Und als den Red Sox im vierten Spiel der 1:3-Rückstand nach Siegen drohte, versammelte Ortiz seine Mannschaftskollegen in einer Spielpause um sich und motivierte sie mit einfachen, aber klaren Worten: „Es hat sechs Jahre gedauert, bis ich es wieder in die World Series geschafft habe. Also nutzt diese Gelegenheit – wer weiß, ob sie so schnell wieder kommt.“ Ansprachen dieser Art von Ortiz haben Seltenheitswert.
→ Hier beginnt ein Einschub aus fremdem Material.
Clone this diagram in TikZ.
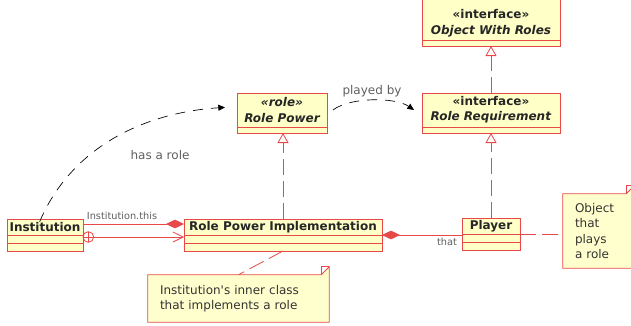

Als er 2003 nach Boston kam, konnte er sich nicht einmal die Namen der Mitspieler merken und nannte sie einfach alle „Papi“. Auch deshalb wird er heute allenthalben nur „Big Papi“ genannt und ist der absolute Publikumsliebling in Boston. Längst vergessen sind die Dopinganschuldigungen von vor zehn Jahren. Im US-Baseball ist das ein Thema, über das zu jener Zeit ohnehin lieber geschwiegen wurde. Und da es offiziell keine positive Dopingprobe gab, konnte Ortiz immer mehr oder minder guten Gewissens seine Unschuld beteuern.

Und was er für Boston inzwischen bedeutet, zeigte sich nach den Bombenanschlägen beim Boston Marathon im April. Wenige Tage später war es Ortiz, der sich im Fenway Park an alle Bostoner richtete und sagte: „Das ist unsere verdammte Stadt. Und niemand wird uns unsere Freiheit nehmen können. Bleibt stark.“ Dass diese Ereignisse nicht vergessen sind, machte Ortiz am Mittwoch bei der Siegerehrung noch einmal deutlich: „Wir alle haben im Frühjahr eine Menge durchgemacht, aber wir haben zusammengehalten. Und jetzt sind wir hier. Genießt die Zeit.“

Seinen Worten ließ er wenig später selbst Taten folgen. In der Kabine der Red Sox floss der Champagner in Strömen. Doch Ortiz blieb dank Motorradhelm und Schneebrille auch hier immer Herr der Lage.